> **Goal**: Write out, word for word, the first line of the data below and every line after it through the one containing "import plotly.graph_objects as go".

──────── Dataset content

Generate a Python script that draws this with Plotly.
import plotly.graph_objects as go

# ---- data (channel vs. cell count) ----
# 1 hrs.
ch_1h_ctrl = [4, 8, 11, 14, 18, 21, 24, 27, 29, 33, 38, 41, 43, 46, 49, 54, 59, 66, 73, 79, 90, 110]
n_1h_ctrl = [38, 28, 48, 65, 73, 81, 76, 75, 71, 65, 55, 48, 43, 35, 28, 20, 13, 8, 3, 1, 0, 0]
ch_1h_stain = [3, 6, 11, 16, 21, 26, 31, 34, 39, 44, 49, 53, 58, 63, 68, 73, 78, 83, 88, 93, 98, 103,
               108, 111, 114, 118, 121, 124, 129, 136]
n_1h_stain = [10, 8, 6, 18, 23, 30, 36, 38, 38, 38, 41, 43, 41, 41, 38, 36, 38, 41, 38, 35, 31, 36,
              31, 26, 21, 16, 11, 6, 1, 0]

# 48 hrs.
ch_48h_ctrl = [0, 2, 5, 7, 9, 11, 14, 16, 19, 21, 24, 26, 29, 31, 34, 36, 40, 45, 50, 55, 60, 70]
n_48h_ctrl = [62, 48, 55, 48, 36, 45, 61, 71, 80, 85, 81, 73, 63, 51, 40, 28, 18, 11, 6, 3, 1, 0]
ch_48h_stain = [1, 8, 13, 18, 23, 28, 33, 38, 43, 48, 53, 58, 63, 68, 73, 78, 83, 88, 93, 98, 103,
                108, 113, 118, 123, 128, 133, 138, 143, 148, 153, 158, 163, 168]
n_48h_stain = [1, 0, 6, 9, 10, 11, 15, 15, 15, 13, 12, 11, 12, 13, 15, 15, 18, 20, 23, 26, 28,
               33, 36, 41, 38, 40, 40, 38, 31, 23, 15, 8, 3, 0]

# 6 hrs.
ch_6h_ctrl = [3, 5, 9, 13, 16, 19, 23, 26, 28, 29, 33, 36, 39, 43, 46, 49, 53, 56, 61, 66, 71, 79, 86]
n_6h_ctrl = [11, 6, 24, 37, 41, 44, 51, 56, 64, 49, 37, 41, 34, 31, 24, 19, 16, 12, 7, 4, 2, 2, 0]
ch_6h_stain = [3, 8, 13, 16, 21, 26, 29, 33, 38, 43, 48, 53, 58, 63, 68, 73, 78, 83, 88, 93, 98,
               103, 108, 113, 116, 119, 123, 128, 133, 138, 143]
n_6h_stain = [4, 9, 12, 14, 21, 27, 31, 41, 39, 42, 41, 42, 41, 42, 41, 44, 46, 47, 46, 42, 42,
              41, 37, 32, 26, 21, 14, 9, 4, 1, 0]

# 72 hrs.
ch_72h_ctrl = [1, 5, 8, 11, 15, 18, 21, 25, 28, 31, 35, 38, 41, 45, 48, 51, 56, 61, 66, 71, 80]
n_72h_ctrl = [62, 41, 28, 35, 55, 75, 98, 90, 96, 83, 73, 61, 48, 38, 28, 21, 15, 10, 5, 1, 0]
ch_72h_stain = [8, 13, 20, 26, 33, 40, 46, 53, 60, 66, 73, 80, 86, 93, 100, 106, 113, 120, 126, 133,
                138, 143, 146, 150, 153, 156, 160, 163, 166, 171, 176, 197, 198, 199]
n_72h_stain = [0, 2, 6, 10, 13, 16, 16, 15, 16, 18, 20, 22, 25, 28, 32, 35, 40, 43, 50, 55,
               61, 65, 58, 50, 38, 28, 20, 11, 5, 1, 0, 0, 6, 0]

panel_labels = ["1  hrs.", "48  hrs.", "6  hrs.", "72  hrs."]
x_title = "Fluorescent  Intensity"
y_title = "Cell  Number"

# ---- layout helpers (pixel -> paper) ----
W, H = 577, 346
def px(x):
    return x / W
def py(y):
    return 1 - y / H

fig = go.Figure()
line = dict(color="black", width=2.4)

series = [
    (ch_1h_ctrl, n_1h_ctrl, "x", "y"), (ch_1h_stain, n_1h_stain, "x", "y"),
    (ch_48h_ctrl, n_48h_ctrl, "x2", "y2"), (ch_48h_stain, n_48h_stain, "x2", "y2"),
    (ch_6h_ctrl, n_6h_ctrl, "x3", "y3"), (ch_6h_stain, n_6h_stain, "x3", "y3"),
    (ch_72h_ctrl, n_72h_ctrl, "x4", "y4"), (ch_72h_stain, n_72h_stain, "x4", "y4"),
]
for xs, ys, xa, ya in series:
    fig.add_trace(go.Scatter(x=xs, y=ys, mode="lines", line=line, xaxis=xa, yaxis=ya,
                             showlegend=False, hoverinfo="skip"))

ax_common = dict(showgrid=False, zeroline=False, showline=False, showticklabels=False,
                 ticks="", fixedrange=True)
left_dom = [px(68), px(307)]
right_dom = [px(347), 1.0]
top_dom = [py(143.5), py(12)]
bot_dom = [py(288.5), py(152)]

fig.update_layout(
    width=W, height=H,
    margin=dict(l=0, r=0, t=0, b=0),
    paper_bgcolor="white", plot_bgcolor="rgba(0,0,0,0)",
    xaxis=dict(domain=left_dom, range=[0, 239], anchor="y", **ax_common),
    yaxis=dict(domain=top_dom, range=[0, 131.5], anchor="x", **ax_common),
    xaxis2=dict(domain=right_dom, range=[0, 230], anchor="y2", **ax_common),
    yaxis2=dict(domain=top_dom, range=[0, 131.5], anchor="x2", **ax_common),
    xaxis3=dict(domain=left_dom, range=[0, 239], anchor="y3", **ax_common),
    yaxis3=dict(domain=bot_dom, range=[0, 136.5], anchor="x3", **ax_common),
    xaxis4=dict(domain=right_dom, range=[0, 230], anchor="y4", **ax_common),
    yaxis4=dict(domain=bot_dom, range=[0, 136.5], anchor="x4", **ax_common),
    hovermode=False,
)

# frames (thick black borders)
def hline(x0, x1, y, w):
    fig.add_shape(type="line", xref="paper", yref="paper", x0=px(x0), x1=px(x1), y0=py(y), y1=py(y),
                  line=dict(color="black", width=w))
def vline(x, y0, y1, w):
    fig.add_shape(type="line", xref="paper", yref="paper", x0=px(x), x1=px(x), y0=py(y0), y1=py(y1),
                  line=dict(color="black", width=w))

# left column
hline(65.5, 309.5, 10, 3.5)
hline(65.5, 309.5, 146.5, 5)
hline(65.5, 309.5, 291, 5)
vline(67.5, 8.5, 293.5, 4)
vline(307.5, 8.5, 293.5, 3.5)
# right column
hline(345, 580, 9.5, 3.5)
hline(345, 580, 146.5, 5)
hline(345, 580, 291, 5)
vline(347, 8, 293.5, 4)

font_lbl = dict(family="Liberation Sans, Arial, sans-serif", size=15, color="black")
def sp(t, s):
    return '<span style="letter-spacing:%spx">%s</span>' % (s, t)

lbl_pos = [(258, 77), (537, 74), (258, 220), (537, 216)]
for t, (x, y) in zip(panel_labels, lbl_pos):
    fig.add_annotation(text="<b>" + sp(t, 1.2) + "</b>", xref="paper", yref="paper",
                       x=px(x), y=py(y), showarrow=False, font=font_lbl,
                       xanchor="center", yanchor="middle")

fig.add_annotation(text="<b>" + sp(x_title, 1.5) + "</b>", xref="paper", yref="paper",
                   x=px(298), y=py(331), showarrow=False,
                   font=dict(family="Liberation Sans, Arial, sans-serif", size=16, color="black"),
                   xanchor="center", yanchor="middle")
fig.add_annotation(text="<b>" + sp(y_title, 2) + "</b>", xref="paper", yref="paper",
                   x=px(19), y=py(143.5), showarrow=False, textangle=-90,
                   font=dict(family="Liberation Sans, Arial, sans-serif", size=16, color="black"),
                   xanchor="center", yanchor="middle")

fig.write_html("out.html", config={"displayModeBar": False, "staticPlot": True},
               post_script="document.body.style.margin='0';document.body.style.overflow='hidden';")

────────────────

> **Problem solution**:
Generate a Python script that draws this with Plotly.
import plotly.graph_objects as go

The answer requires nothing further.